The Problem
The 2002 Arab Peace Initiative endorsed by the Arab League was never officially responded to by the Israeli government.
The Solution
Answer - and revive - the Arab Peace Initiative to further support future peace negotiations and capitalize on the unique opportunity posed by shared Israel-Arab geopolitical interests.
Background
The Arab Peace Initiative (API), first introduced in 2002, and reendorsed by the Arab League subsequently, offers Israel normal relations with the Arab world following a comprehensive peace agreement on the Palestinian issue. The API calls on Israel to withdraw “from all the territories occupied since 1967, including the Syrian Golan Heights to the lines of June 4, 1967 as well as the remaining occupied Lebanese territories in the south of Lebanon.”
Since the first introduction of the API, much has changed in the region. In addition to the conclusion of the Second Lebanon War and withdrawal of Israeli troops from Southern Lebanon in 2006, civil war has struck and destroyed much of Syria, the Islamic State's rise to influence threatens transnational borders, and Iranian hegemony continues to destabilize regimes from Beirut to Sana'a.
Despite these adverse developments, the shared interests of stability and security between Israel and the Sunni Gulf states have grown tremendously. On the Israeli-Palestinian issue, an agreement based on a land for peace formula alone will not provide Israel with the security guarantees or regional integration that are necessary to forge a lasting, sustainable peace. Against this backdrop of regional unrest, and a weakened Palestinian leadership with an uncertain future, an effort to regionalize the Israeli-Palestinian peace process would be especially opportune.
Key Modifications
Israel - with the encouragement and support of the United States - should welcome the API as a basis for discussion, with the aim of transforming it from a trophy to be received after an Israeli-Palestinian agreement into an action plan that advances two parallel tracks: Israeli-Arab relations alongside advancements toward Israeli-Palestinian peace.

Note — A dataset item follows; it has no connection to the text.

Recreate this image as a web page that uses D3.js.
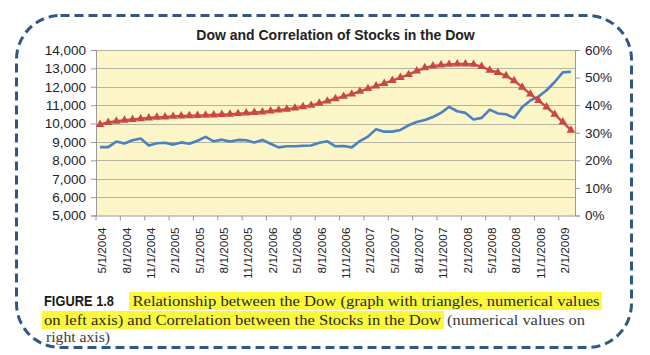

The following modifications to the 2002's API are recommended:
THE ACCEPTANCE OF LAND SWAPS
In the Spring of 2013, the Arab League accepted “comparable and mutually agreed minor swaps of the land,” as part of the API. This removes the previously unacceptable demand that Israel return to the 1967 Green Line and signals that the API should not be considered a take-it-or-leave-it proposition.
REFUGEES
Some Israelis have criticized the API’s insistence on “a just solution to the Palestinian refugee problem to be agreed upon in accordance with U.N. General Assembly Resolution 194,” interpreting this reference as a call for the full return of Palestinian refugees to Israel. In recent years, representatives of the Saudi royal family and other Arab actors have underscored that the phrase “agreed upon” signals a recognition that any resolution to the issue of refugees requires both Israeli and Palestinian consent, acknowledging that a full-scale return of Palestinian refugees and their descendants is not in the cards.
THE GOLAN HEIGHTS
The API's original inclusion of the areas “including the Syrian Golan Heights to the lines of June 4, 1967” is no longer politically feasible due to the Syrian civil war. The conflict in Syria has created a mutual interest in Israel’s maintaining its long-term presence on the Golan Heights. By responding to the API in this current environment, Israel will find an Arab League that is not encumbered by the views of Syria or its Hezbollah partners and potentially prepared to further amend the API accordingly.
Broad support from Arab Leaders
Vocal support for a coordinated regional framework alongside bilateral Israeli-Palestinian negotiations has gained strong momentum in recent years by heads of state and foreign leaders across the Middle East:
There is no peace or stability in the region without a just and comprehensive solution to the Palestinian cause through a two-state solution.
King Abdullah, Hashemite Kingdom of Jordan (March 2017)
We should turn this moment into a real starting point to achieve a peace that secures stability and flourishing, and renders the dream of coexistence a reality.
President Abdel Fattah Al-Sisi, Egypt (October 2014)
We believe that finding a solution will contribute to strengthening the security and stability of the region and will pull the rug from under the feet of extremism and terrorism in the region.
Foreign Minister Adel al-Jubeir, Kingdom of Saudi Arabia (June 2016)
Answering the Arab Peace Initiative Would:
PRESERVE SUPPORT FOR TWO-STATES
A formal response to the API would be a positive signal to the Palestinians and Arab world that Israel is still in favor of a two-state arrangement.
IMPROVE ISRAEL'S INTERNATIONAL STANDING
Signaling support for the two-state solution would help halt international efforts against Israel that are based on the notion that it is not interested in a future Palestinian state.
INCENTIVIZE FURTHER SECURITY COOPERATION
The less committed Israel seems to a future two-state solution, the less incentive exists for close security coordination between Israel and the Palestinian Authority and with the large Sunni actors.